The draft rule tightens restrictions on licenses for exports to any country that isn’t in the Wassenaar Arrangement, like Israel. But the new restrictions would also be placed on some countries in the agreement, such as Ukraine. In effect, any country that isn’t considered “Group A:1” under Bureau of Industry and Security classifications would fall under the new export requirements.
During the pause on civilian exports, Israel and Ukraine were explicitly exempted, but they would be subject to the rules in the draft proposal. Commerce emphasized that the draft only represents a work in progress and “no decisions on potential policy changes” have been made, especially on how Israel and Ukraine will be treated after the pause.
Young said he has been granted an export license to Ukraine during the pause. But the process took three times as long as usual, and Commerce has been slow to grant licenses to other countries that aren’t supposed to be affected by the pause.
“They haven’t said much. I’ve noticed that they’re asking for a lot more documents than they have in the past. They’re not issuing the license, though,” he said. “They’re supposed to be, as I understood it, continuing to process and issue the licenses for the A1 countries. But I even had to beg them for Switzerland. Beg them. That was one in July that I submitted before the pause.”

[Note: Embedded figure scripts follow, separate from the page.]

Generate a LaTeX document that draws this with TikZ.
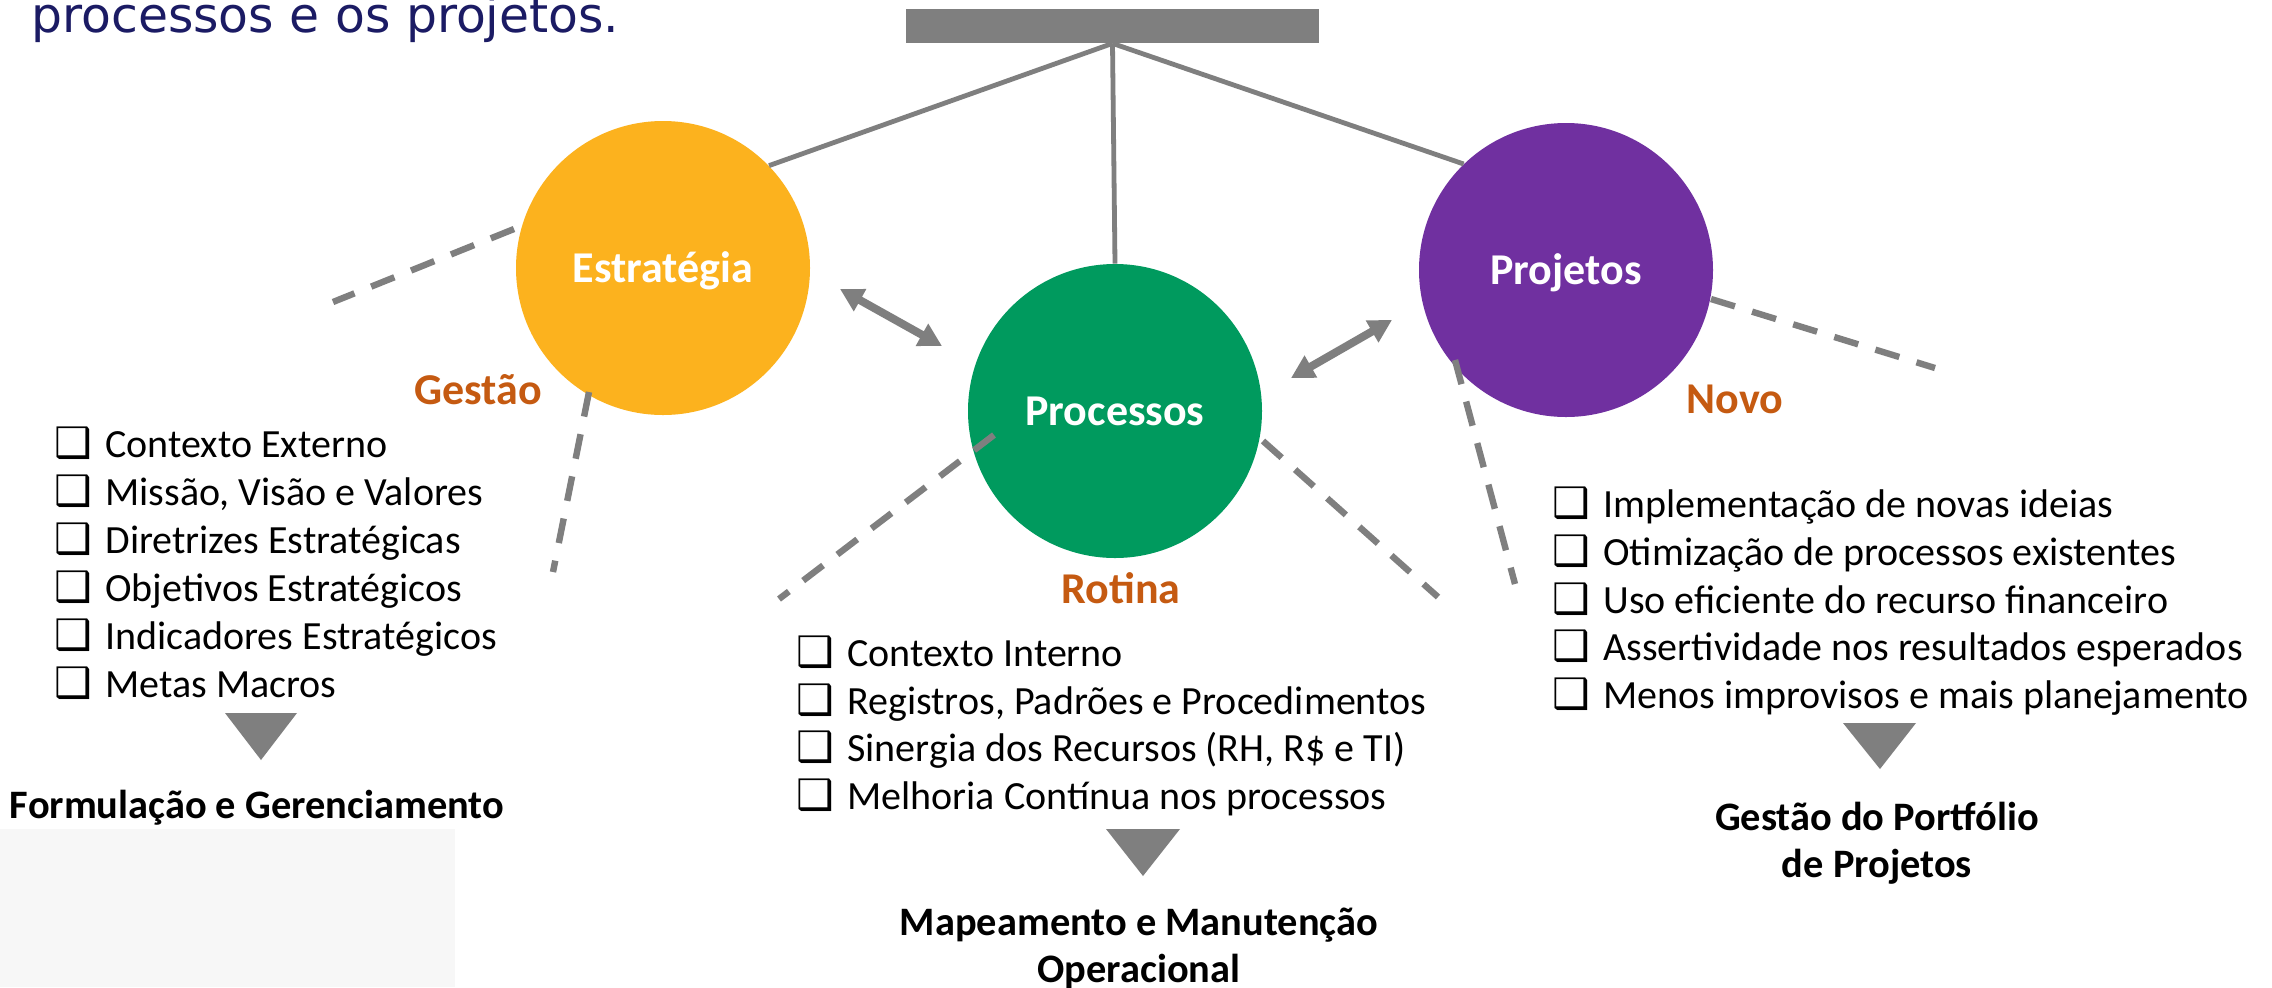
\documentclass[tikz,border=0pt]{standalone}
\usepackage{fontspec}
\setmainfont{Carlito}
\newfontfamily\symfont{DejaVu Sans}
\newfontfamily\titlefont{DejaVu Sans}
\usetikzlibrary{arrows.meta}
\definecolor{grayline}{RGB}{127,127,127}
\definecolor{estrcol}{RGB}{252,178,30}
\definecolor{proccol}{RGB}{0,154,94}
\definecolor{projcol}{RGB}{112,48,160}
\definecolor{orangetxt}{RGB}{197,90,17}
\definecolor{navytxt}{RGB}{27,27,100}
\definecolor{lightbg}{RGB}{247,247,247}
\newcommand{\chkbox}{\makebox[25.5pt][l]{\symfont\fontsize{21pt}{21pt}\selectfont ❑}}
\begin{document}
\begin{tikzpicture}[x=0.5pt,y=-0.5pt,
  circ/.style={circle, minimum size=147pt, inner sep=0pt, text=white,
    font=\bfseries\fontsize{22pt}{26pt}\selectfont, text height=16pt, text depth=2pt},
  conn/.style={draw=grayline, line width=2.4pt},
  dashconn/.style={draw=grayline, line width=3.2pt, dash pattern=on 12.5pt off 9pt},
  dblarrow/.style={draw=grayline, line width=4pt,
    {Triangle[length=11.5pt,width=12pt]}-{Triangle[length=11.5pt,width=12pt]}},
  item/.style={anchor=base west, inner sep=0pt, font=\fontsize{20pt}{23pt}\selectfont},
  tag/.style={anchor=base, inner sep=0pt, text=orangetxt, font=\bfseries\fontsize{22pt}{26pt}\selectfont},
  outcome/.style={anchor=base, inner sep=0pt, font=\bfseries\fontsize{20.2pt}{23.5pt}\selectfont},
  tri/.style={fill=grayline}
]
\useasboundingbox (0,0) rectangle (2272,987);
\fill[white] (0,0) rectangle (2272,987);
\fill[lightbg] (0,829) rectangle (455,987);

% title
\node[anchor=base west, inner sep=0pt, text=navytxt, font=\titlefont\fontsize{24.4pt}{28pt}\selectfont] (title) at (31,32) {processos e os projetos.};

% top bar
\node[fill=grayline, minimum width=206.5pt, minimum height=17pt, inner sep=0pt] (bar) at (1112.5,26) {};

% circles
\node[circ, fill=estrcol] (estr) at (663,268) {Estratégia};
\node[circ, fill=proccol] (proc) at (1115,411) {Processos};
\node[circ, fill=projcol] (proj) at (1566,270) {Projetos};

% solid connectors
\draw[conn] (bar.south) -- (estr.44);
\draw[conn] (bar.south) -- (proc.north);
\draw[conn] (bar.south) -- (proj.134);

% dashed lines
\coordinate (e1a) at (514,229); \coordinate (e1b) at (333,302);
\coordinate (e2a) at (589,392); \coordinate (e2b) at (553,572);
\coordinate (p1a) at (994,435); \coordinate (p1b) at (779,599);
\coordinate (p2a) at (1263,441); \coordinate (p2b) at (1438,597);
\coordinate (j1a) at (1711,299); \coordinate (j1b) at (1935,368);
\coordinate (j2a) at (1455,360); \coordinate (j2b) at (1515,584);
\draw[dashconn] (e1a) -- (e1b);
\draw[dashconn] (e2a) -- (e2b);
\draw[dashconn] (p1a) -- (p1b);
\draw[dashconn] (p2a) -- (p2b);
\draw[dashconn] (j1a) -- (j1b);
\draw[dashconn] (j2a) -- (j2b);

% double arrows
\coordinate (a1) at (840,289); \coordinate (a2) at (942,346);
\coordinate (b1) at (1291,378); \coordinate (b2) at (1392,320);
\draw[dblarrow] (a1) -- (a2);
\draw[dblarrow] (b1) -- (b2);

% tags
\node[tag] (gestao) at (478,404) {Gestão};
\node[tag] (rotina) at (1121,603) {Rotina};
\node[tag] (novo) at (1735,413) {Novo};

% left list
\node[item] (l1) at (54,457) {\chkbox Contexto Externo};
\node[item] (l2) at (54,505) {\chkbox Missão, Visão e Valores};
\node[item] (l3) at (54,553) {\chkbox Diretrizes Estratégicas};
\node[item] (l4) at (54,601) {\chkbox Objetivos Estratégicos};
\node[item] (l5) at (54,649) {\chkbox Indicadores Estratégicos};
\node[item] (l6) at (54,697) {\chkbox Metas Macros};

% middle list
\node[item] (m1) at (796,666) {\chkbox Contexto Interno};
\node[item] (m2) at (796,714) {\chkbox Registros, Padrões e Procedimentos};
\node[item] (m3) at (796,761) {\chkbox Sinergia dos Recursos (RH, R\$ e TI)};
\node[item] (m4) at (796,809) {\chkbox Melhoria Contínua nos processos};

% right list
\node[item] (r1) at (1552,517) {\chkbox Implementação de novas ideias};
\node[item] (r2) at (1552,565) {\chkbox Otimização de processos existentes};
\node[item] (r3) at (1552,613) {\chkbox Uso eficiente do recurso financeiro};
\node[item] (r4) at (1552,660) {\chkbox Assertividade nos resultados esperados};
\node[item] (r5) at (1552,708) {\chkbox Menos improvisos e mais planejamento};

% triangles
\fill[tri] (225,713) -- (297,713) -- (261,760) -- cycle;
\fill[tri] (1106,829) -- (1180,829) -- (1143,876) -- cycle;
\fill[tri] (1843,723) -- (1916,723) -- (1880,769) -- cycle;

% outcomes
\node[outcome] (o1) at (257,818) {Formulação e Gerenciamento};
\node[outcome] (o2) at (1139,935) {\begin{tabular}[t]{@{}c@{}}Mapeamento e Manutenção\\Operacional\end{tabular}};
\node[outcome] (o3) at (1877,830) {\begin{tabular}[t]{@{}c@{}}Gestão do Portfólio\\de Projetos\end{tabular}};
\end{tikzpicture}
\end{document}
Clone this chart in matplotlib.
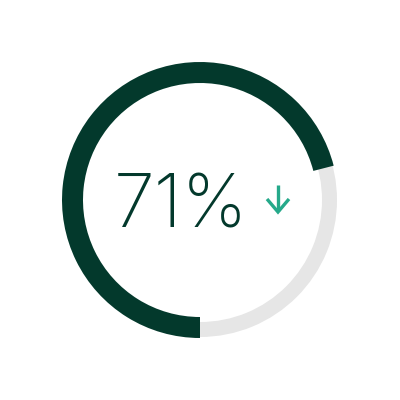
import matplotlib
matplotlib.use("Agg")
import matplotlib.pyplot as plt

# gauge data
value = 71
total = 100
label = "71%"
trend = "down"

dark = "#03392c"
teal = "#25a98a"
track = "#e6e6e6"

fig = plt.figure(figsize=(4, 4), dpi=100)
ax = fig.add_axes([0, 0, 1, 1])

# background track (thinner, full ring)
ax.pie([total], radius=137, colors=[track], startangle=270,
       wedgeprops={"width": 15, "linewidth": 0})

# filled part, clockwise from the bottom
ax.pie([value, total - value], radius=138, colors=[dark, "none"],
       startangle=270, counterclock=False,
       wedgeprops={"width": 21, "linewidth": 0})

ax.text(-19, -28, label, ha="center", va="baseline", fontsize=53,
        color=dark, family="Inter", fontweight="light")

# trend arrow
if trend == "down":
    ax.plot([78, 78], [15, -11], color=teal, lw=2.4, solid_capstyle="butt")
    ax.plot([67, 78, 89], [1, -12, 1], color=teal, lw=2.4,
            solid_joinstyle="miter", solid_capstyle="butt")

ax.set_xlim(-200, 200)
ax.set_ylim(-200, 200)
ax.set_aspect("equal")
ax.axis("off")

fig.savefig("out.png", dpi=100, facecolor="white")
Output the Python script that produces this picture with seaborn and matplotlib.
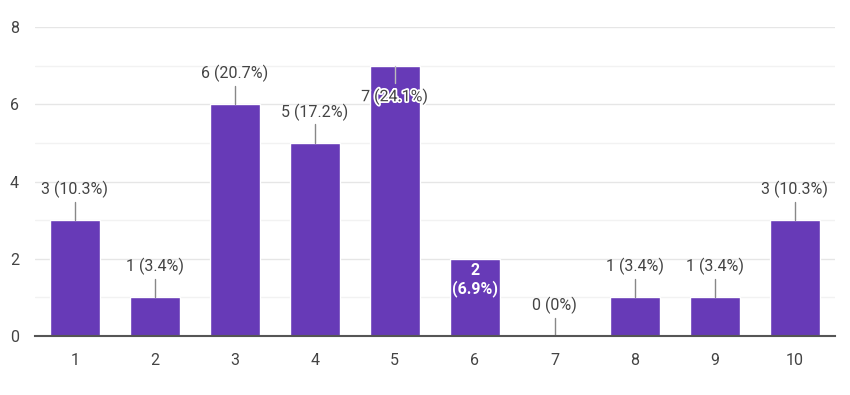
import numpy as np
import pandas as pd
import matplotlib.pyplot as plt
import matplotlib.patheffects as pe
import seaborn as sns

# data
ratings = ['1', '2', '3', '4', '5', '6', '7', '8', '9', '10']
counts = [3, 1, 6, 5, 7, 2, 0, 1, 1, 3]
percents = ['10.3%', '3.4%', '20.7%', '17.2%', '24.1%', '6.9%', '0%', '3.4%', '3.4%', '10.3%']

df = pd.DataFrame({'rating': ratings, 'count': counts})

sns.set_style('white')
plt.rcParams['font.family'] = ['Roboto', 'DejaVu Sans']

bar_color = '#673ab7'
text_color = '#444444'
label_size = 11.5

fig = plt.figure(figsize=(8.5, 3.95), dpi=100)
ax = fig.add_axes([0.041, 0.149, 0.941, 0.783])

sns.barplot(data=df, x='rating', y='count', color=bar_color, width=0.62,
            saturation=1, ax=ax, zorder=3)

ax.set_ylim(0, 8)
ax.set_xlim(-0.5, 9.5)
ax.set_yticks([0, 2, 4, 6, 8])
ax.set_yticks([1, 3, 5, 7], minor=True)
ax.grid(axis='y', which='major', color='#e6e6e6', linewidth=1, zorder=0)
ax.grid(axis='y', which='minor', color='#f2f2f2', linewidth=1, zorder=0)
ax.set_axisbelow(True)
for s in ['top', 'right', 'left']:
    ax.spines[s].set_visible(False)
ax.spines['bottom'].set_color('#555555')
ax.spines['bottom'].set_linewidth(1.5)
ax.spines['bottom'].set_zorder(5)
ax.tick_params(axis='both', which='both', length=0, labelsize=label_size,
               labelcolor=text_color)
ax.tick_params(axis='x', pad=12)
ax.tick_params(axis='y', pad=18)
for t in ax.get_yticklabels():
    t.set_horizontalalignment('left')
ax.set_xlabel('')
ax.set_ylabel('')

for i, (c, p) in enumerate(zip(counts, percents)):
    if c == 2:
        ax.text(i, c - 0.55, f'{c}\n({p})', ha='center', va='center',
                color='white', fontweight='bold', fontsize=label_size,
                linespacing=1.15, zorder=6)
    elif c == 7:
        ax.plot([i, i], [c, c - 0.45], color='#bbbbbb', linewidth=1, zorder=4)
        ax.text(i, c - 0.8, f'{c} ({p})', ha='center', va='center',
                color=text_color, fontsize=label_size, zorder=6,
                path_effects=[pe.withStroke(linewidth=2.5, foreground='white')])
    else:
        ax.plot([i, i], [c, c + 0.48], color='#888888', linewidth=1, zorder=4)
        ax.text(i, c + 0.8, f'{c} ({p})', ha='center', va='center',
                color=text_color, fontsize=label_size, zorder=6)

fig.savefig('out.png', dpi=100)
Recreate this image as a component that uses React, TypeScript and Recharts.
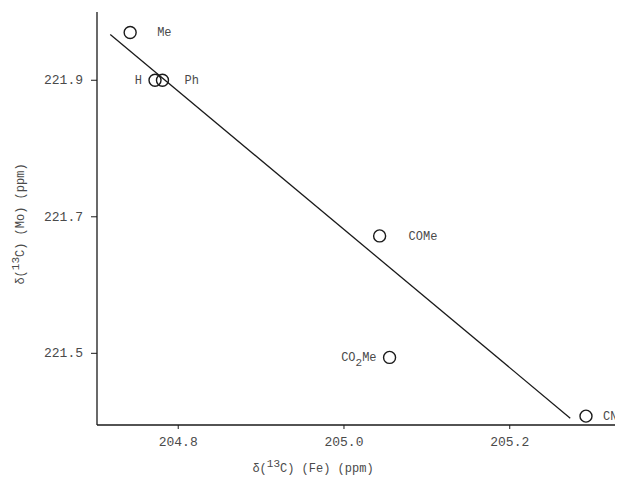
import React from 'react';
import { ScatterChart, Scatter, XAxis, YAxis, ReferenceLine, Customized } from 'recharts';

const substituents = ['Me', 'H', 'Ph', 'COMe', 'CO2Me', 'CN'];
const feShift = [204.742, 204.772, 204.781, 205.043, 205.055, 205.292];
const moShift = [221.970, 221.900, 221.900, 221.672, 221.494, 221.408];
const xTicks = [204.8, 205.0, 205.2];
const yTicks = [221.5, 221.7, 221.9];
const fitStart = { x: 204.718, y: 221.967 };
const fitEnd = { x: 205.273, y: 221.405 };

const data = substituents.map((name, i) => ({ name, x: feShift[i], y: moShift[i] }));

const FONT = '"Liberation Mono", "DejaVu Sans Mono", monospace';
const TEXT = '#4a4a4a';
const INK = '#1a1a1a';

const labelGap: Record<string, number> = {
  Me: 27,
  H: -13,
  Ph: 22,
  COMe: 29,
  CO2Me: -13,
  CN: 17,
};

const PointShape = (props: any) => {
  const { cx, cy, payload } = props;
  const name: string = payload.name;
  const gap = labelGap[name] ?? 20;
  const left = gap < 0;
  const lx = cx + gap;
  const anchor = left ? 'end' : 'start';
  let label: React.ReactNode = name;
  if (name === 'CO2Me') {
    label = (
      <>
        <tspan>CO</tspan>
        <tspan dy={5} fontSize={11}>2</tspan>
        <tspan dy={-5}>Me</tspan>
      </>
    );
  }
  return (
    <g>
      <circle cx={cx} cy={cy} r={6} fill="none" stroke={INK} strokeWidth={1.4} />
      <text x={lx} y={cy + 4} textAnchor={anchor} fontFamily={FONT} fontSize={12} fill={TEXT}>
        {label}
      </text>
    </g>
  );
};

const YTick = (props: any) => {
  const { x, y, payload } = props;
  return (
    <text x={x - 6} y={y + 4} textAnchor="end" fontFamily={FONT} fontSize={13} fill={TEXT}>
      {payload.value.toFixed(1)}
    </text>
  );
};

const XTick = (props: any) => {
  const { x, y, payload } = props;
  return (
    <text x={x} y={y + 15} textAnchor="middle" fontFamily={FONT} fontSize={13} fill={TEXT}>
      {payload.value.toFixed(1)}
    </text>
  );
};

const AxisTitles = () => (
  <g>
    <text x={313} y={472} textAnchor="middle" fontFamily={FONT} fontSize={12} fill={TEXT}>
      <tspan>δ(</tspan>
      <tspan dy={-5} fontSize={11}>13</tspan>
      <tspan dy={5}>C) (Fe) (ppm)</tspan>
    </text>
    <text
      x={24}
      y={224}
      textAnchor="middle"
      fontFamily={FONT}
      fontSize={12}
      fill={TEXT}
      transform="rotate(-90 24 224)"
    >
      <tspan>δ(</tspan>
      <tspan dy={-5} fontSize={11}>13</tspan>
      <tspan dy={5}>C) (Mo) (ppm)</tspan>
    </text>
  </g>
);

export default function App() {
  return (
    <div style={{ position: 'absolute', left: 0, top: 0, background: '#fff' }}>
      <ScatterChart width={620} height={482} margin={{ top: 12, right: 5, bottom: 0, left: 0 }}>
        <XAxis
          type="number"
          dataKey="x"
          domain={[204.702, 205.327]}
          ticks={xTicks}
          tick={<XTick />}
          tickSize={4}
          axisLine={{ stroke: INK, strokeWidth: 1.6 }}
          tickLine={{ stroke: INK }}
          height={57}
          allowDataOverflow
        />
        <YAxis
          type="number"
          dataKey="y"
          domain={[221.395, 222.0]}
          ticks={yTicks}
          tick={<YTick />}
          tickSize={6}
          axisLine={{ stroke: INK, strokeWidth: 1.3 }}
          tickLine={{ stroke: INK }}
          width={97}
          allowDataOverflow
        />
        <ReferenceLine
          segment={[fitStart, fitEnd]}
          stroke={INK}
          strokeWidth={1.3}
          ifOverflow="visible"
        />
        <Scatter data={data} shape={<PointShape />} isAnimationActive={false} />
        <Customized component={AxisTitles} />
      </ScatterChart>
    </div>
  );
}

Young said he isn’t opposed to following American export policy. However, he questions the logic behind the proposed rules.
“I understand US foreign policy, and I abide by US foreign policy. If they don’t want me to export to a certain country, all they have to do is say ‘No,’ and I don’t export to it. I’m a lawful citizen. I’m an honest guy. I follow our foreign policy. But if our foreign policy is to shut off exports of all of our stuff that the whole world, that doesn’t make a lot of sense.”
He argued the changes aren’t coming from Commerce and the agency is “getting thrown under the bus.”
“I still have a good working relationship with Commerce. It’s not the guys. They’re good, hard-working people,” he said. “I know most of the chiefs, I know most of the licensing officers, the mid-level managers at all these different agencies. I’ve been working with them for years and years and years. It’s not them. They’re doing their job.”
Instead, he views the changes as politically-motivated. Part of what he described as “a concerted effort” by the Biden Administration to diminish the firearms industry.
“Whatever his logical rationale is, he don’t like it,” Young said.
But he said the export pause and proposed new restrictions wouldn’t hit everyone in the industry equally. Large or multi-national gun makers might not see a significant hit or could be able to mitigate any effects by moving international export manufacturing to other countries. Young said midsized companies could see 20 to 30 percent of their business affected.
But exports are a huge part of Young’s business, and he’s worried the Biden Administration will repeat the same maneuver to wipe out the other side of his business.
“Exporting is about half of my business. We also import,” he said. “But I expect that will be next; the import will be next.”
He said smaller companies like his and some of the manufacturers he works with could have trouble surviving under the proposed rules.
“We do a few million dollars a year. It’s not a huge amount,” he said. “We’re a younger company. I’m trying to grow.”
Visibly upset, Young turned to thinking about his future.
“I’m doing what I love. I finally became my own boss, an entrepreneur, doing everything that I wanted to do, and it could all be done tomorrow,” he said before excusing himself to take a meeting with a prospective client he hopes won’t be his last.